Luigi De Matteo si racconta a "Quarta Repubblica" dopo essere stato catturato durante una protesta No Tav

«Mi hanno preso a calci e sprangate»: parla il carabiniere sequestrato in Valsusa

«Mi arrivarono sprangate, calci e mi tirarono nel bosco, dietro una roccia».

Èuno dei passaggi dell'intervista a Luigi De Matteo, l'ex vicebrigadiere dei carabinieri che il 3 luglio 2011 fu catturato e picchiato dagli antagonisti e dagli anarchici dei centri sociali durante una protesta No Tav, a Chiomonte (in Valsusa).

Il militare ha rilasciato per la prima volta un'intervista durante la trasmissione di Retequattro "Quarta Repubblica" condotta da Nicola Porro e ha raccontato come sia rimasto 30 minuti nelle mani dei suoi aggressori per trenta minuti. A causa dei traumi e delle ferite fu costretto a congedarsi dall'Arma: «Ci buttavano addosso di tutto: acido, bombe carta, pietre - ripercorre De Matteo - Fui raggiunto da una pietra e cascai. Da quella caduta non capii più niente: mi arrivarono sprangate, calci e mi tirarono nel bosco, dietro una roccia. Poi lì mi hanno finito con sprangate, mi denudarono, mi tolsero il casco e la pistola».

 

Nell'intervista, in onda in questi minuti, ha raccontato i segni che si porta dietro ancora oggi: «Ho i denti spaccati, il timpano rotto, un occhio da cui continuo a vedere abbagliato, un continuo mal di testa e bruciature di acido perché ci è arrivato di tutto addosso. Ho segni evidenti anche sulle gambe. Io con quella storia ho perso tutto».

Del comportamenti degli antagonisti in Valsua si è parlato proprio stamattina, all'ennesima udienza del processo che vede imputati 28 militanti del centro sociale Askatasuna. I quali, secondo uno dei loro avvocati, Claudio Novaro, partecipano alle proteste No Tav «per la difesa e la salvaguardia di valori tutelati dalla Costituzione». Il quale ha chiesto l'assoluzione dei suoi assistiti ma ha aggiunto che, in caso di condanna, meriterebbero l'attenuante di «avere agito per motivi di particolare valore sociale e morale».
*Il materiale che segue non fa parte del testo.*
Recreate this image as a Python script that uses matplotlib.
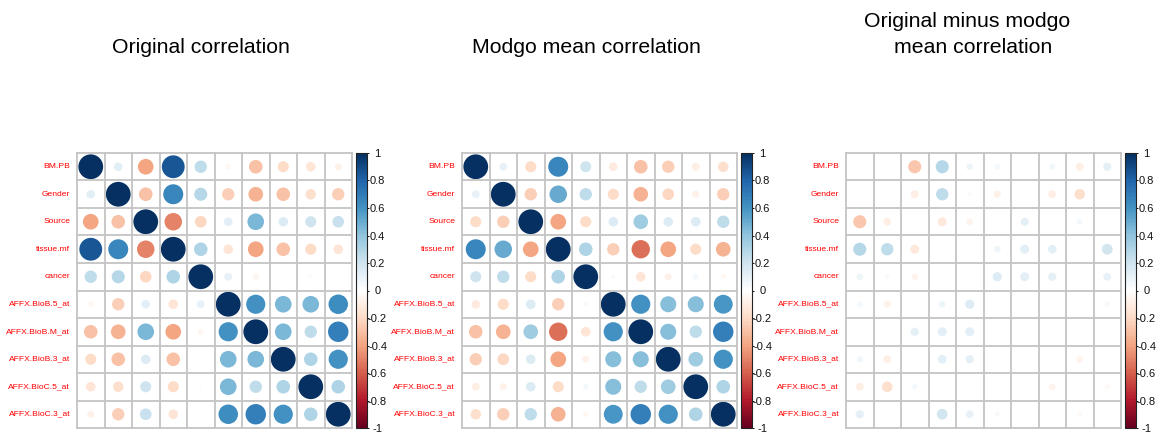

Afferma Novaro: «A mio giudizio la coscienza collettiva del Paese in questo momento storico è al ribasso, ma noi dobbiamo fare riferimento alla Costituzione. Le condotte attribuite agli imputati non sono il prodotto di una "inclinazione alla violenza", come sostiene la procura di Torino, ma sono da calare in un contesto di difesa del diritto alla salute e della protezione dell'ambiente».